Transistor as a switch

[omerysmi]

Look at this circuit:



I have to find a way that when Vin is "0" Vout will be 0V and when Vin is "1" Vout will 5V.

"1" -> 5V
"0" -> 0V

As you see, right now is exactly the opposite of what I want, do you have some idea how to do it without many changes?

 

[KlausST]

Hi,

the bjt in this common emitter circuit acts like an inverter.

--> use an emitter-follower circuit. But the outut voltages are 0V / 4.4V (instead of 5V) in best case.

Klaus

 

[omerysmi]

Hi,

the bjt in this common emitter circuit acts like an inverter.

--> use an emitter-follower circuit. But the outut voltages are 0V / 4.4V (instead of 5V) in best case.

Klaus

why 4.4V???

 

[KlausST]

Hi,

Why now 30V? You only mentioned 5V...

Generally you can not expect a higher output voltage than your supply voltage.

But in your case it´s worse, because with emitter followers:
--> V_emm = V_base - V_BE = 5V - 0.6V = 4.4V.

Klaus

 

[omerysmi]

- - - Updated - - -

Hi,

Why now 30V? You only mentioned 5V...

Generally you can not expect a higher output voltage than your supply voltage.

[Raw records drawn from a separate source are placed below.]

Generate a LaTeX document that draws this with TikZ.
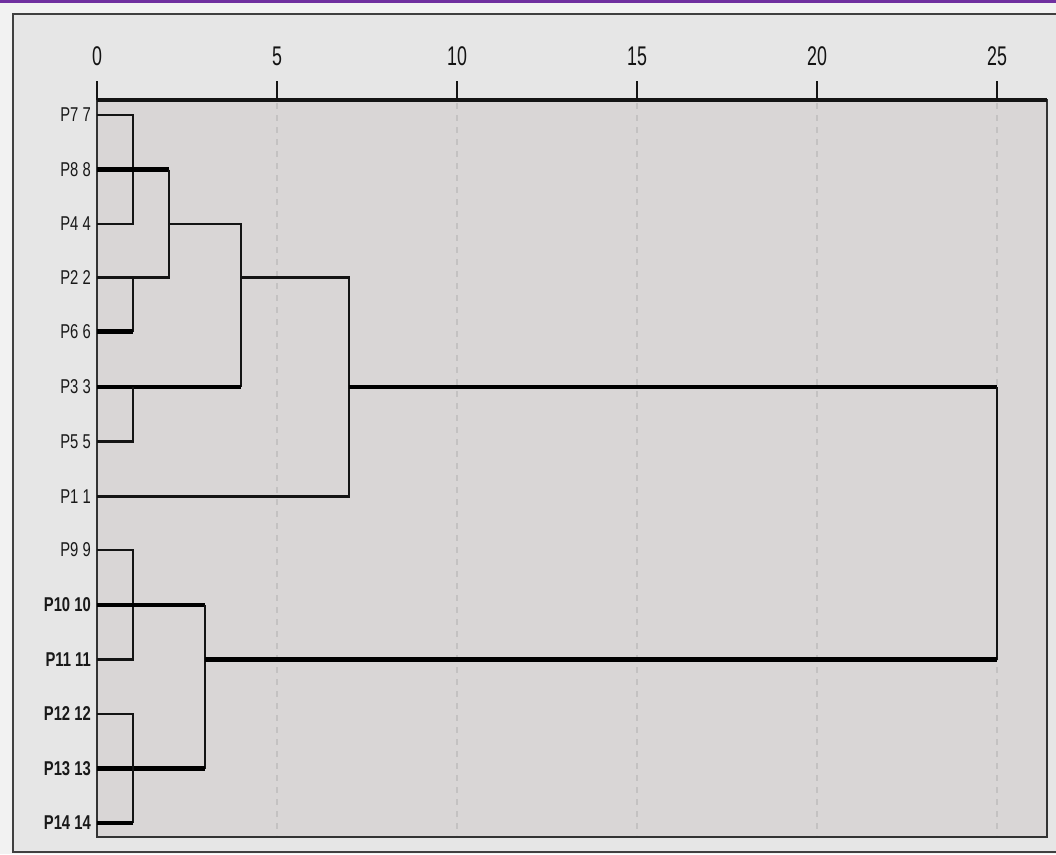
\documentclass[tikz,border=0pt]{standalone}
\usepackage{fontspec}
\newfontfamily\labfont[FakeStretch=0.74]{Liberation Sans}
\newfontfamily\tickfont[FakeStretch=0.66]{Liberation Sans}
\definecolor{outerbg}{HTML}{E6E6E6}
\definecolor{pagebg}{HTML}{F2F2F2}
\definecolor{plotbg}{HTML}{D9D6D6}
\definecolor{gridc}{HTML}{C4C2C2}
\definecolor{topbar}{HTML}{7030A0}
\definecolor{ink}{HTML}{141414}
\tikzset{
  frameline/.style={draw=black!75, line width=2.4pt},
  boxline/.style={draw=black!80, line width=2pt},
  axisline/.style={draw=ink, line width=3.6pt},
  tickline/.style={draw=ink, line width=2.4pt},
  gridline/.style={draw=gridc, line width=1.4pt, dash pattern=on 6pt off 6pt},
  br/.style={draw=ink, line width=2.6pt},
  brt/.style={draw=black, line width=4.4pt},
  leaflab/.style={font=\labfont\fontsize{20}{21}\selectfont, text=black!90, anchor=east, inner sep=0pt},
  leafbold/.style={leaflab, font=\labfont\bfseries\fontsize{20}{21}\selectfont},
  ticklab/.style={font=\tickfont\fontsize{27}{29}\selectfont, text=ink, inner sep=0pt}
}
\begin{document}
\begin{tikzpicture}[x=1pt,y=-1pt]
\useasboundingbox (0,0) rectangle (1056,854);
\fill[pagebg] (0,0) rectangle (1056,854);
\fill[outerbg] (13,14) rectangle (1056,852);
\fill[topbar] (0,0) rectangle (1056,2.5);
\draw[frameline] (1056,14) -- (13,14) -- (13,852) -- (1056,852);
% plot box
\fill[plotbg] (97,100) rectangle (1047,837);
\draw[boxline] (97,100) rectangle (1047,837);
% grid
\foreach \v in {5,10,15,20,25} {
  \draw[gridline] ({97+36*\v},103) -- ({97+36*\v},835);
}
% axis
\draw[axisline] (97,100) -- (1047,100);
\foreach \v in {0,5,10,15,20,25} {
  \draw[tickline] ({97+36*\v},81) -- ({97+36*\v},100);
  \node[ticklab] (t\v) at ({97+36*\v},56) {\v};
}
% leaves: labels and anchor points
\foreach \n/\lab/\y in {7/P7 7/115, 8/P8 8/169.5, 4/P4 4/224, 2/P2 2/277.5, 6/P6 6/331.5, 3/P3 3/387, 5/P5 5/441.5, 1/P1 1/496.5, 9/P9 9/550}{
  \node[leaflab] (n\n) at (91,\y) {\lab};
  \coordinate (l\n) at (97,\y);
}
\foreach \n/\lab/\y in {10/P10 10/605, 11/P11 11/659.5, 12/P12 12/714, 13/P13 13/768.5, 14/P14 14/823}{
  \node[leafbold] (n\n) at (91,\y) {\lab};
  \coordinate (l\n) at (97,\y);
}
% junction coordinates
\coordinate (a74) at (133,224);
\coordinate (a26) at (133,331.5);
\coordinate (a35) at (133,441.5);
\coordinate (b8) at (169,277.5);
\coordinate (c1) at (169,224);
\coordinate (c2) at (241,387);
\coordinate (d1) at (241,277.5);
\coordinate (d2) at (349,496.5);
\coordinate (e1) at (349,387);
\coordinate (e2) at (997,659.5);
\coordinate (f911) at (133,659.5);
\coordinate (f1214) at (133,823);
\coordinate (g1) at (205,768.5);
\coordinate (g0) at (205,659.5);
% upper cluster
\draw[br] (l7) -| (a74) -- (l4);
\draw[br] (l2) -| (a26);
\draw[brt] (l6) -- (a26);
\draw[brt] (l8) -- (169,169.5);
\draw[br] (169,169.5) -- (b8) -- (l2);
\draw[br] (c1) -| (c2);
\draw[brt] (l3) -- (c2);
\draw[br] (133,387) -- (a35) -- (l5);
\draw[br] (d1) -| (d2) -- (l1);
\draw[brt] (e1) -- (997,387);
\draw[br] (997,387) -- (e2);
% lower cluster
\draw[br] (l9) -| (f911) -- (l11);
\draw[brt] (l10) -- (205,605);
\draw[br] (205,605) -- (g1);
\draw[brt] (l13) -- (g1);
\draw[br] (l12) -| (f1214);
\draw[brt] (f1214) -- (l14);
\draw[brt] (g0) -- (e2);
\end{tikzpicture}
\end{document}
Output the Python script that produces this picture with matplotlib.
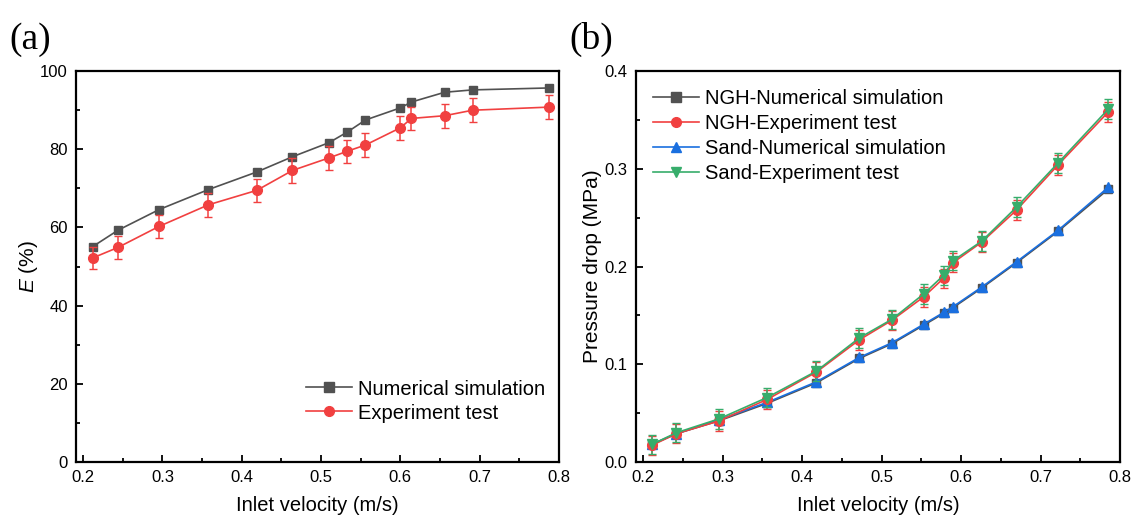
#!/usr/bin/env python3
"""Separation efficiency (a) and pressure drop (b) vs inlet velocity."""

import matplotlib
matplotlib.use('Agg')
import matplotlib.pyplot as plt
from matplotlib.lines import Line2D
from matplotlib.ticker import MultipleLocator

plt.rcParams['font.family'] = ['Liberation Sans', 'DejaVu Sans']
plt.rcParams['mathtext.fontset'] = 'custom'
plt.rcParams['mathtext.it'] = 'Liberation Sans:italic'

# Panel (a) data
vel_a = [0.212, 0.244, 0.296, 0.358, 0.419, 0.464, 0.510, 0.533, 0.556,
         0.600, 0.614, 0.656, 0.691, 0.788]
eff_sim = [55.1, 59.3, 64.6, 69.7, 74.2, 78.1, 81.7, 84.4, 87.5,
           90.6, 92.1, 94.6, 95.2, 95.7]
eff_exp = [52.2, 54.9, 60.3, 65.8, 69.5, 74.6, 77.8, 79.5, 81.1,
           85.5, 87.9, 88.6, 90.0, 90.8]
eff_err = [2.8, 2.9, 3.0, 3.1, 3.0, 3.1, 3.0, 3.0, 3.1,
           3.0, 3.0, 3.1, 3.0, 3.1]

# Panel (b) data
vel_b = [0.211, 0.242, 0.295, 0.356, 0.418, 0.472, 0.513, 0.553, 0.578,
         0.590, 0.626, 0.670, 0.722, 0.785]
dp_ngh_sim = [0.018, 0.029, 0.042, 0.060, 0.081, 0.106, 0.121, 0.140, 0.152,
              0.158, 0.178, 0.204, 0.236, 0.279]
dp_ngh_exp = [0.017, 0.029, 0.042, 0.064, 0.092, 0.125, 0.145, 0.169, 0.188,
              0.204, 0.225, 0.258, 0.304, 0.358]
dp_sand_sim = [0.018, 0.029, 0.043, 0.061, 0.082, 0.107, 0.122, 0.141, 0.153,
               0.159, 0.179, 0.205, 0.237, 0.281]
dp_sand_exp = [0.018, 0.030, 0.044, 0.066, 0.093, 0.127, 0.146, 0.172, 0.191,
               0.206, 0.226, 0.261, 0.306, 0.361]
dp_err = [0.010, 0.010, 0.010, 0.010, 0.010, 0.010, 0.010, 0.010, 0.010,
          0.010, 0.010, 0.010, 0.010, 0.010]

colors = {
    'gray': '#515151',
    'red': '#F14040',
    'blue': '#1A6FDF',
    'green': '#37AD6B',
}

LW = 1.2


def style_axes(ax):
    for side in ['left', 'right', 'top', 'bottom']:
        ax.spines[side].set_linewidth(1.6)
    ax.tick_params(which='both', direction='in', top=False, right=False,
                   labelsize=12, width=1.3)
    ax.tick_params(which='major', length=5, pad=6)
    ax.tick_params(which='minor', length=3)
    ax.xaxis.set_major_locator(MultipleLocator(0.1))
    ax.xaxis.set_minor_locator(MultipleLocator(0.05))
    ax.set_xlim(0.191, 0.8)
    ax.set_xlabel('Inlet velocity (m/s)', fontsize=14.5, labelpad=8)


def handle(color, marker):
    return Line2D([], [], color=color, marker=marker, markersize=7, linewidth=LW)


fig = plt.figure(figsize=(11.31, 5.17), dpi=100)

# (a) separation efficiency
ax1 = fig.add_axes([0.0672, 0.1064, 0.427, 0.756])
ax1.plot(vel_a, eff_sim, color=colors['gray'], marker='s', markersize=6,
         linewidth=LW)
ax1.errorbar(vel_a, eff_exp, yerr=eff_err, color=colors['red'], marker='o',
             markersize=7, linewidth=LW, elinewidth=1.1, capsize=3)
ax1.set_ylim(0, 100)
ax1.yaxis.set_major_locator(MultipleLocator(20))
ax1.yaxis.set_minor_locator(MultipleLocator(10))
ax1.set_ylabel('$E$ (%)', fontsize=15, labelpad=0)
style_axes(ax1)
ax1.legend([handle(colors['gray'], 's'), handle(colors['red'], 'o')],
           ['Numerical simulation', 'Experiment test'],
           loc='lower right', frameon=False, fontsize=14.5,
           handlelength=2.3, handletextpad=0.3, labelspacing=0.25,
           borderaxespad=0.2, bbox_to_anchor=(0.997, 0.07))

# (b) pressure drop
ax2 = fig.add_axes([0.5623, 0.1064, 0.428, 0.756])
ax2.plot(vel_b, dp_ngh_sim, color=colors['gray'], marker='s', markersize=6,
         linewidth=LW)
ax2.errorbar(vel_b, dp_ngh_exp, yerr=dp_err, color=colors['red'], marker='o',
             markersize=7, linewidth=LW, elinewidth=1.1, capsize=3)
ax2.plot(vel_b, dp_sand_sim, color=colors['blue'], marker='^', markersize=7,
         linewidth=LW)
ax2.errorbar(vel_b, dp_sand_exp, yerr=dp_err, color=colors['green'], marker='v',
             markersize=7, linewidth=LW, elinewidth=1.1, capsize=3)
ax2.set_ylim(0, 0.4)
ax2.yaxis.set_major_locator(MultipleLocator(0.1))
ax2.yaxis.set_minor_locator(MultipleLocator(0.05))
ax2.set_ylabel('Pressure drop (MPa)', fontsize=15, labelpad=2)
style_axes(ax2)
ax2.legend([handle(colors['gray'], 's'), handle(colors['red'], 'o'),
            handle(colors['blue'], '^'), handle(colors['green'], 'v')],
           ['NGH-Numerical simulation', 'NGH-Experiment test',
            'Sand-Numerical simulation', 'Sand-Experiment test'],
           loc='upper left', frameon=False, fontsize=14.5,
           handlelength=2.3, handletextpad=0.3, labelspacing=0.3,
           borderaxespad=0.2, bbox_to_anchor=(0.01, 0.985))

# Panel labels
fig.text(0.008, 0.905, '(a)', family=['Liberation Serif', 'DejaVu Serif'], fontsize=27)
fig.text(0.503, 0.905, '(b)', family=['Liberation Serif', 'DejaVu Serif'], fontsize=27)

fig.savefig('out.png', dpi=100)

But in your case it´s worse, because with emitter followers:
--> V_emm = V_base - V_BE = 5V - 0.6V = 4.4V.

Klaus

When i think about it again, your idea is not very good for me because i need to pass high voltage (30V). I thought is not important to mention it but now i think different :bang:

So assume that i have 30V in the collector of the transistor, and Vin is some I/O port (0/5V).



"1" - > 30V
"0" -> 0V

 

[crutschow]

You can use two transistors, the second to invert the signal from the first.

 

[dick_freebird]

A "common base" configuration - adding one resistor and
making a divider with about a 1.2V center tap, connected
to BJT base, and applying the control voltage (you did not
say whether "0" and "1" are voltage, or logic) to the BJT
emitter terminal would do what you (say you) want, provided
that the control voltage is stiff enough to provide the needed
emitter current to pull the load (in which case your VOL will
be =Vin+Vce(sat).

This is how the front ends of old-timey TTL were made.

 

[crutschow]

Here's an LTspice simulation of Dick's circuit (as I understand it).
As noted the input must be capable of sinking the current through the load resistor R1+R2 (in this case, about 1.1mA).

 

[Mozaaljh]

Rather u could use an PNP Transistor to achieve the same ,, the Voltage a the output would be close to 5V depending on how close was it driven to saturation ..

 

[KlausST]

Hi,

there are many ways.
A photomos relay, a dedicated high side switch (like BTS3205), an optocoupler, a mechanical relay, mosfets...

Klaus

 

[crutschow]

Rather u could use an PNP Transistor to achieve the same ,, the Voltage a the output would be close to 5V depending on how close was it driven to saturation ..

I don't see how that would work to generate a non-inverted signal. :-?